Leave out the pictures and print only the lines from the one with "Recreate this image as a web" through the one with "for (let i = 0;", exactly as they are.

::::::::

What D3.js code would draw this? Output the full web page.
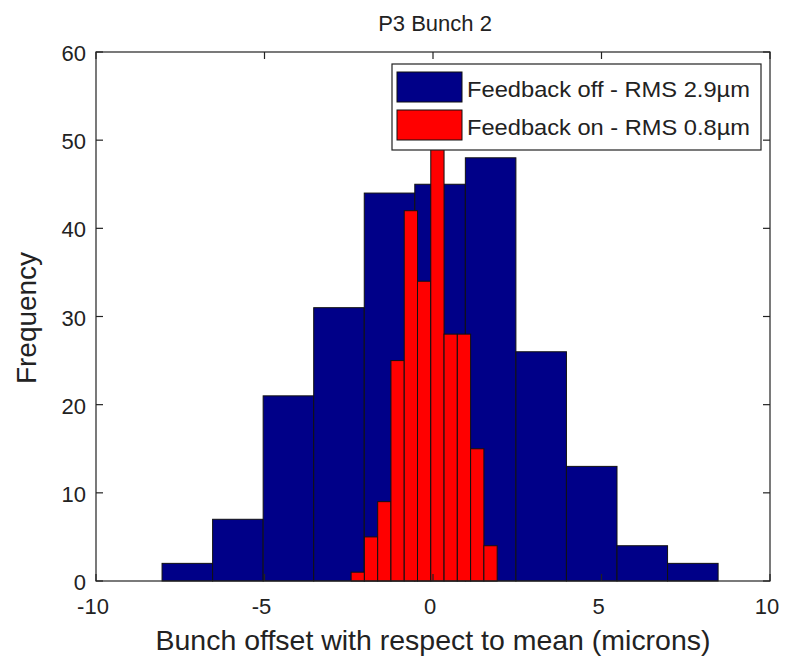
<!DOCTYPE html>
<html>
<head>
<meta charset="utf-8">
<script src="https://cdn.jsdelivr.net/npm/d3@7"></script>
<style>
  body { margin: 0; background: #fff; }
  text { font-family: "Liberation Sans", Arial, sans-serif; fill: #222; }
</style>
</head>
<body>
<div id="chart"></div>
<script>
// histogram bins (left edge of first bin + bin width) and counts
var offStart = -8.04, offWidth = 1.5;
var offCounts = [2, 7, 21, 31, 44, 45, 48, 26, 13, 4, 2];
var onStart = -2.43, onWidth = 0.394;
var onCounts = [1, 5, 9, 25, 42, 34, 52, 28, 28, 15, 4];

var xTicks = [-10, -5, 0, 5, 10];
var yTicks = [0, 10, 20, 30, 40, 50, 60];
var legendLabels = ["Feedback off - RMS 2.9\u00b5m", "Feedback on - RMS 0.8\u00b5m"];
var colors = ["#000088", "#ff0000"];

var width = 787, height = 656;
var margin = {left: 96, right: 17, top: 52, bottom: 75};

var svg = d3.select("#chart").append("svg")
    .attr("width", width)
    .attr("height", height);

var x = d3.scaleLinear().domain([-10, 10]).range([margin.left, width - margin.right]);
var y = d3.scaleLinear().domain([0, 60]).range([height - margin.bottom, margin.top]);

function bins(start, w, counts) {
    return counts.map(function(c, i) {
        return {x0: start + i * w, x1: start + (i + 1) * w, n: c};
    });
}

var series = [bins(offStart, offWidth, offCounts), bins(onStart, onWidth, onCounts)];

series.forEach(function(s, k) {
    svg.append("g").selectAll("rect")
        .data(s)
        .enter().append("rect")
        .attr("x", function(d) { return x(d.x0); })
        .attr("width", function(d) { return x(d.x1) - x(d.x0); })
        .attr("y", function(d) { return y(d.n); })
        .attr("height", function(d) { return y(0) - y(d.n); })
        .attr("fill", colors[k])
        .attr("stroke", "#111")
        .attr("stroke-width", 1);
});

// box + ticks inward on all sides
var tl = 7;
var axes = svg.append("g").attr("stroke", "#222").attr("stroke-width", 1.2);
axes.append("rect")
    .attr("x", x(-10)).attr("y", y(60))
    .attr("width", x(10) - x(-10)).attr("height", y(0) - y(60))
    .attr("fill", "none");
xTicks.forEach(function(t) {
    axes.append("line").attr("x1", x(t)).attr("x2", x(t)).attr("y1", y(0)).attr("y2", y(0) - tl);
    axes.append("line").attr("x1", x(t)).attr("x2", x(t)).attr("y1", y(60)).attr("y2", y(60) + tl);
});
yTicks.forEach(function(t) {
    axes.append("line").attr("y1", y(t)).attr("y2", y(t)).attr("x1", x(-10)).attr("x2", x(-10) + tl);
    axes.append("line").attr("y1", y(t)).attr("y2", y(t)).attr("x1", x(10)).attr("x2", x(10) - tl);
});

svg.append("g").selectAll("text")
    .data(xTicks)
    .enter().append("text")
    .attr("x", function(d) { return x(d) - 3; })
    .attr("y", y(0) + 33)
    .attr("text-anchor", "middle")
    .style("font-size", "22px")
    .text(function(d) { return d; });

svg.append("g").selectAll("text")
    .data(yTicks)
    .enter().append("text")
    .attr("x", x(-10) - 10)
    .attr("y", function(d) { return y(d) + 9; })
    .attr("text-anchor", "end")
    .style("font-size", "22px")
    .text(function(d) { return d; });

svg.append("text")
    .attr("x", x(0) + 2).attr("y", 31)
    .attr("text-anchor", "middle")
    .style("font-size", "22px")
    .text("P3 Bunch 2");

svg.append("text")
    .attr("x", x(0)).attr("y", 650)
    .attr("text-anchor", "middle")
    .attr("textLength", 555)
    .attr("lengthAdjust", "spacingAndGlyphs")
    .style("font-size", "28px")
    .text("Bunch offset with respect to mean (microns)");

svg.append("text")
    .attr("transform", "translate(36,318) rotate(-90)")
    .attr("text-anchor", "middle")
    .attr("textLength", 132)
    .attr("lengthAdjust", "spacingAndGlyphs")
    .style("font-size", "28px")
    .text("Frequency");

// legend
var lg = svg.append("g").attr("transform", "translate(392,64)");
lg.append("rect")
    .attr("width", 369).attr("height", 86)
    .attr("fill", "#fff").attr("stroke", "#222").attr("stroke-width", 1.2);
legendLabels.forEach(function(l, i) {
    lg.append("rect")
        .attr("x", 5).attr("y", 8 + i * 38)
        .attr("width", 65).attr("height", 30)
        .attr("fill", colors[i]).attr("stroke", "#111");
    lg.append("text")
        .attr("x", 75).attr("y", 33 + i * 38)
        .attr("textLength", 283)
        .attr("lengthAdjust", "spacingAndGlyphs")
        .style("font-size", "22px")
        .text(l);
});
</script>
</body>
</html>
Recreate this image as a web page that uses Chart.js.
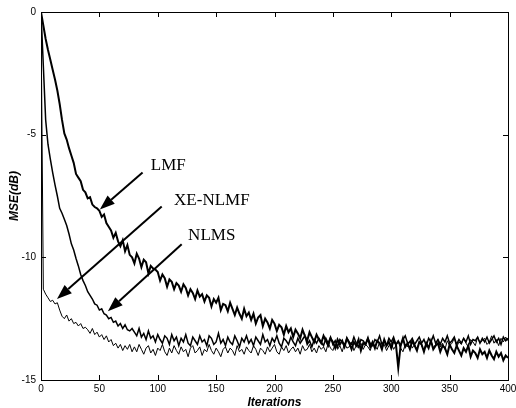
<!DOCTYPE html>
<html>
<head>
<meta charset="utf-8">
<script src="https://cdn.jsdelivr.net/npm/chart.js@4.4.0/dist/chart.umd.min.js"></script>
<style>
  html, body { margin: 0; padding: 0; background: #fff; }
  #wrap { width: 516px; height: 408px; }
</style>
</head>
<body>
<div id="wrap"><canvas id="mseChart" width="516" height="408"></canvas></div>
<script>
// iterations 0..400 step 2
const iterations = [];
for (let i = 0; i <= 400; i += 2) iterations.push(i);

const xTicks = [0, 50, 100, 150, 200, 250, 300, 350, 400];
const yTicks = [0, -5, -10, -15];

// MSE in dB (one value every 2 iterations)
const lmf = [
  0, -0.55, -1.1, -1.55, -1.95, -2.35, -2.75, -3.2, -3.75, -4.4,
  -4.95, -5.2, -5.55, -5.85, -6.15, -6.6, -6.75, -6.9, -7.25, -7.35,
  -7.6, -7.55, -7.85, -7.95, -8.0, -8.1, -8.35, -8.25, -8.6, -8.75,
  -8.9, -9.2, -9.0, -9.35, -9.55, -9.3, -9.75, -9.5, -9.9, -10.0,
  -10.25, -9.85, -10.05, -10.4, -10.1, -10.2, -10.65, -10.35, -10.45, -10.5,
  -10.6, -10.95, -10.7, -10.85, -11.2, -10.9, -11.0, -11.3, -11.05, -11.15,
  -11.4, -11.1, -11.25, -11.55, -11.3, -11.45, -11.7, -11.35, -11.6, -11.5,
  -11.8, -11.55, -11.65, -12.0, -11.7, -11.85, -11.65, -12.15, -11.9, -11.95,
  -12.2, -11.85, -12.1, -12.35, -12.05, -12.3, -12.5, -12.1, -12.4, -12.25,
  -12.55, -12.3, -12.7, -12.45, -12.35, -12.8, -12.5, -12.65, -12.9, -12.55,
  -12.7, -13.0, -12.75, -12.85, -13.15, -12.8, -13.05, -12.9, -13.25, -12.95,
  -13.1, -13.3, -12.95, -13.2, -13.4, -13.05, -13.25, -13.45, -13.15, -13.35,
  -13.5, -13.2, -13.4, -13.6, -13.3, -13.45, -13.7, -13.35, -13.55, -13.4,
  -13.65, -13.3, -13.5, -13.75, -13.45, -13.6, -13.35, -13.8, -13.5, -13.55,
  -13.3, -13.65, -13.45, -13.7, -13.4, -13.5, -13.75, -13.35, -13.6, -13.45,
  -13.7, -13.4, -13.55, -14.5, -13.6, -13.3, -13.65, -13.5, -13.75, -13.4,
  -13.6, -13.8, -13.45, -13.55, -13.85, -13.5, -13.7, -13.4, -13.75, -13.6,
  -13.5, -13.85, -13.6, -13.7, -13.95, -13.55, -13.75, -13.9, -13.6, -13.8,
  -14.0, -13.7, -13.85, -13.6, -14.05, -13.8, -13.9, -14.1, -13.75, -13.95,
  -13.85, -14.1, -13.8, -14.0, -14.15, -13.85, -14.05, -13.9, -14.2, -14.0,
  -14.1
];

const xeNlmf = [
  0, -11.3, -11.5, -11.65, -11.8, -11.75, -11.9, -11.85, -12.15, -12.4,
  -12.5, -12.35, -12.6, -12.5, -12.7, -12.65, -12.8, -12.7, -12.9, -12.85,
  -12.95, -13.1, -12.9, -13.15, -13.05, -13.25, -13.15, -13.35, -13.2, -13.45,
  -13.35, -13.6, -13.5, -13.7, -13.55, -13.8, -13.6, -13.75, -13.55, -13.85,
  -13.65, -13.85, -13.55, -13.75, -13.95, -13.7, -13.6, -13.9, -13.75, -14.0,
  -13.7, -13.8, -13.55, -13.85, -14.0, -13.7, -13.9, -13.6, -13.8, -13.95,
  -13.65, -13.85, -13.75, -14.05, -13.7, -13.6, -13.9, -13.8, -13.65, -14.0,
  -13.75, -13.85, -13.55, -13.8, -13.95, -13.7, -13.85, -14.05, -13.75, -13.65,
  -13.9, -13.7, -13.8, -14.0, -13.6, -13.85, -13.75, -13.95, -13.65, -13.8,
  -13.9, -13.6, -13.75, -14.0, -13.7, -13.8, -13.95, -13.65, -13.85, -13.7,
  -13.55, -13.85, -13.95, -13.65, -13.8, -13.6, -13.9, -13.75, -13.65, -13.85,
  -13.7, -13.95, -13.6, -13.8, -13.75, -13.55, -13.85, -13.7, -13.9, -13.6,
  -13.75, -13.65, -13.85, -13.5, -13.7, -13.8, -13.55, -13.75, -13.6, -13.85,
  -13.5, -13.7, -13.65, -13.45, -13.8, -13.6, -13.7, -13.5, -13.75, -13.55,
  -13.65, -13.8, -13.5, -13.6, -13.75, -13.45, -13.7, -13.55, -13.8, -13.6,
  -13.5, -13.75, -13.6, -13.45, -13.7, -13.85, -13.55, -13.65, -13.4, -13.7,
  -13.55, -13.75, -13.45, -13.6, -13.8, -13.5, -13.65, -13.4, -13.7, -13.55,
  -13.35, -13.65, -13.5, -13.75, -13.4, -13.6, -13.5, -13.3, -13.65, -13.45,
  -13.55, -13.3, -13.5, -13.65, -13.35, -13.45, -13.6, -13.25, -13.5, -13.4,
  -13.3, -13.55, -13.45, -13.2, -13.5, -13.35, -13.6, -13.3, -13.45, -13.25,
  -13.4
];

const nlms = [
  0, -2.2, -4.4, -5.4, -6.0, -6.55, -7.05, -7.5, -8.0, -8.2,
  -8.45, -8.7, -9.05, -9.45, -9.7, -10.05, -10.35, -10.7, -10.95, -11.15,
  -11.4, -11.55, -11.7, -11.9, -11.95, -12.15, -12.1, -12.3, -12.35, -12.5,
  -12.45, -12.65, -12.6, -12.8, -12.7, -12.9, -12.75, -12.95, -13.0, -12.9,
  -13.05, -13.2, -12.9, -13.25, -13.1, -13.35, -13.0, -13.3, -13.2, -13.45,
  -13.15, -13.35, -13.5, -13.2, -13.3, -13.55, -13.15, -13.4, -13.25, -13.6,
  -13.3, -13.45, -13.15, -13.5, -13.6, -13.25, -13.4, -13.55, -13.2, -13.45,
  -13.35, -13.6, -13.2, -13.3, -13.55, -13.45, -13.1, -13.5, -13.35, -13.6,
  -13.25, -13.45, -13.55, -13.2, -13.4, -13.65, -13.3, -13.45, -13.2, -13.5,
  -13.35, -13.6, -13.25, -13.4, -13.55, -13.15, -13.45, -13.35, -13.6, -13.3,
  -13.45, -13.2, -13.5, -13.65, -13.3, -13.4, -13.55, -13.25, -13.45, -13.6,
  -13.3, -13.5, -13.35, -13.2, -13.55, -13.4, -13.65, -13.35, -13.5, -13.3,
  -13.45, -13.6, -13.3, -13.5, -13.25, -13.55, -13.4, -13.65, -13.35, -13.45,
  -13.6, -13.3, -13.45, -13.55, -13.25, -13.5, -13.65, -13.35, -13.4, -13.55,
  -13.3, -13.5, -13.6, -13.35, -13.45, -13.2, -13.55, -13.4, -13.6, -13.3,
  -13.45, -13.25, -13.55, -13.4, -13.6, -13.35, -13.2, -13.5, -13.45, -13.3,
  -13.55, -13.4, -13.25, -13.5, -13.35, -13.6, -13.3, -13.45, -13.2, -13.5,
  -13.35, -13.55, -13.3, -13.45, -13.2, -13.5, -13.4, -13.25, -13.55, -13.35,
  -13.5, -13.3, -13.45, -13.2, -13.55, -13.35, -13.4, -13.25, -13.5, -13.3,
  -13.45, -13.25, -13.5, -13.35, -13.2, -13.45, -13.3, -13.55, -13.25, -13.4,
  -13.3
];

// labels and arrows, in data units: text at (x, y) baseline-left, arrow from tail to tip
const notes = [
  { text: 'LMF',     x: 94,  y: -6.42, tail: [87, -6.54],  tip: [50.4, -8.05] },
  { text: 'XE-NLMF', x: 114, y: -7.85, tail: [103.4, -7.93], tip: [13.7, -11.7] },
  { text: 'NLMS',    x: 126, y: -9.31, tail: [120.5, -9.47], tip: [57.3, -12.2] }
];

const toPoints = arr => arr.map((v, i) => ({ x: iterations[i], y: v }));

const frameAndNotes = {
  id: 'frameAndNotes',
  afterDatasetsDraw(chart) {
    const ctx = chart.ctx;
    const a = chart.chartArea;
    const xs = chart.scales.x, ys = chart.scales.y;
    ctx.save();
    ctx.strokeStyle = '#000';
    ctx.lineWidth = 1;
    ctx.strokeRect(Math.round(a.left) + 0.5, Math.round(a.top) + 0.5,
                   Math.round(a.right - a.left), Math.round(a.bottom - a.top));
    // inward ticks
    ctx.beginPath();
    xTicks.forEach(t => {
      const px = Math.round(xs.getPixelForValue(t)) + 0.5;
      ctx.moveTo(px, a.bottom); ctx.lineTo(px, a.bottom - 5);
      ctx.moveTo(px, a.top); ctx.lineTo(px, a.top + 5);
    });
    yTicks.forEach(t => {
      const py = Math.round(ys.getPixelForValue(t)) + 0.5;
      ctx.moveTo(a.left, py); ctx.lineTo(a.left + 5, py);
      ctx.moveTo(a.right, py); ctx.lineTo(a.right - 5, py);
    });
    ctx.stroke();

    // annotations
    ctx.fillStyle = '#000';
    ctx.font = '17px "Liberation Serif", "Times New Roman", serif';
    ctx.textBaseline = 'alphabetic';
    notes.forEach(n => {
      ctx.fillText(n.text, xs.getPixelForValue(n.x), ys.getPixelForValue(n.y));
      const x0 = xs.getPixelForValue(n.tail[0]), y0 = ys.getPixelForValue(n.tail[1]);
      const x1 = xs.getPixelForValue(n.tip[0]), y1 = ys.getPixelForValue(n.tip[1]);
      const ang = Math.atan2(y1 - y0, x1 - x0);
      const hl = 15, hw = 5.5;
      const bx = x1 - hl * Math.cos(ang), by = y1 - hl * Math.sin(ang);
      ctx.lineWidth = 2;
      ctx.beginPath();
      ctx.moveTo(x0, y0); ctx.lineTo(bx, by);
      ctx.stroke();
      ctx.beginPath();
      ctx.moveTo(x1, y1);
      ctx.lineTo(bx + hw * Math.sin(ang), by - hw * Math.cos(ang));
      ctx.lineTo(bx - hw * Math.sin(ang), by + hw * Math.cos(ang));
      ctx.closePath();
      ctx.fill();
    });

    // axis titles
    ctx.font = 'italic bold 12px "Liberation Sans", Arial, sans-serif';
    ctx.textAlign = 'center';
    ctx.textBaseline = 'middle';
    ctx.fillText('Iterations', (a.left + a.right) / 2, 403);
    ctx.translate(15, (a.top + a.bottom) / 2);
    ctx.rotate(-Math.PI / 2);
    ctx.fillText('MSE(dB)', 0, 0);
    ctx.restore();
  }
};

new Chart(document.getElementById('mseChart'), {
  type: 'line',
  data: {
    datasets: [
      { label: 'LMF', data: toPoints(lmf), borderColor: '#000', borderWidth: 2 },
      { label: 'NLMS', data: toPoints(nlms), borderColor: '#000', borderWidth: 1.5 },
      { label: 'XE-NLMF', data: toPoints(xeNlmf), borderColor: '#000', borderWidth: 1 }
    ]
  },
  options: {
    responsive: false,
    animation: false,
    layout: { padding: { top: 12, right: 8, left: 0, bottom: 0 } },
    elements: { point: { radius: 0 }, line: { tension: 0 } },
    plugins: { legend: { display: false }, tooltip: { enabled: false } },
    scales: {
      x: {
        type: 'linear', min: 0, max: 400,
        grid: { display: false, drawTicks: false },
        border: { display: false },
        afterBuildTicks: s => { s.ticks = xTicks.map(v => ({ value: v })); },
        afterFit: s => { s.height = 28; s.paddingLeft = 0; s.paddingRight = 0; },
        ticks: { padding: 3, color: '#000', maxRotation: 0,
                 font: { family: '"Liberation Sans", Arial, sans-serif', size: 10 } }
      },
      y: {
        min: -15, max: 0,
        grid: { display: false, drawTicks: false },
        border: { display: false },
        afterBuildTicks: s => { s.ticks = yTicks.map(v => ({ value: v })); },
        afterFit: s => { s.width = 41; s.paddingTop = 0; s.paddingBottom = 0; },
        ticks: { padding: 5, color: '#000',
                 font: { family: '"Liberation Sans", Arial, sans-serif', size: 10 } }
      }
    }
  },
  plugins: [frameAndNotes]
});
</script>
</body>
</html>
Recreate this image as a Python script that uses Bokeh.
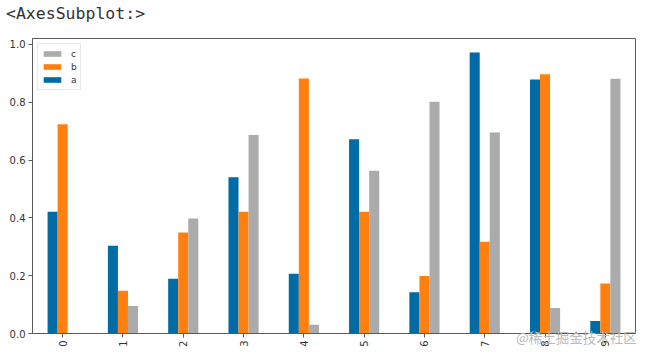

::::::::

Exercise answer =
Recreate this image as a web page that uses Chart.js.
<!DOCTYPE html>
<html>
<head>
<meta charset="utf-8">
<script src="https://cdn.jsdelivr.net/npm/chart.js@4.4.0/dist/chart.umd.min.js"></script>
<style>
  html, body { margin: 0; padding: 0; background: #fff; }
  #wrap { width: 516px; height: 408px; }
</style>
</head>
<body>
<div id="wrap"><canvas id="mseChart" width="516" height="408"></canvas></div>
<script>
// iterations 0..400 step 2
const iterations = [];
for (let i = 0; i <= 400; i += 2) iterations.push(i);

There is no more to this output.